21.4.07

P.235: Passagem

Palavras bonitas sobre um amor bonito sem palavras. E nem por ser trocadilho é menos verdade. O amor é muitas outras coisas para além da melhor e mais bela definição, a camoniana. E entre elas também este esconjurar dos efeitos da passagem do tempo.

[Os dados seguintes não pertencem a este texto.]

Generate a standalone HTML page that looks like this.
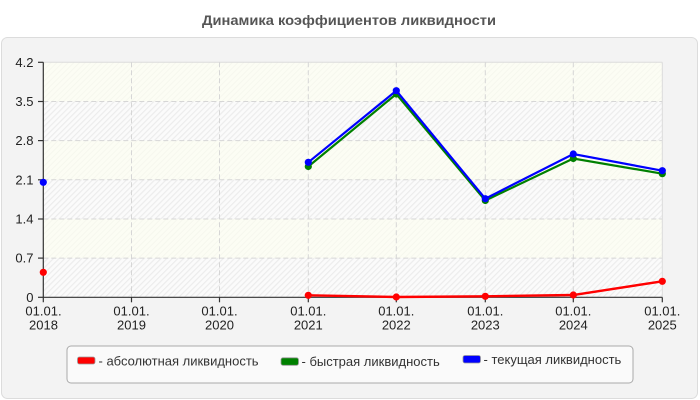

«Baltasar não tem espelhos, a não ser estes nossos olhos que o estão vendo a descer o caminho lamacento para a vila, e eles são que lhe dizem, Tens a barba cheia de brancas, Baltasar, tens a testa carregada de rugas, Baltasar, tens encorreado o pescoço, Baltasar, já te descaem os ombros, Baltasar, nem pareces o mesmo homem, Baltasar, mas isto é certamente defeito dos olhos que usamos, porque aí vem justamente uma mulher, e onde nós víamos um homem velho, vê ela um homem novo, o soldado a quem perguntou um dia, Que nome é o seu, ou nem sequer a esse vê, apenas a este homem que desce, sujo, canoso e maneta, Sete-Sóis de alcunha, se a merece tanta canseira, mas é um constante sol para esta mulher não por sempre brilhar, mas por existir tanto, escondido de nuvens, tapado de eclipses, mas vivo, Santo Deus, e abre-lhe braços, quem, abre-os ele a ela, abre-os ela a ele, ambos, são o escândalo da vila de Mafra, agarrarem-se assim um ao outro na praça pública, e com idade de sobra, talvez seja porque nunca tiveram filhos, talvez porque se vejam mais novos do que são, pobres cegos, ou porventura serão estes os únicos seres humanos que como são se vêem, é esse o modo mais difícil de ver, agora que eles estão juntos até os nossos olhos foram capazes de perceber que se tornaram belos».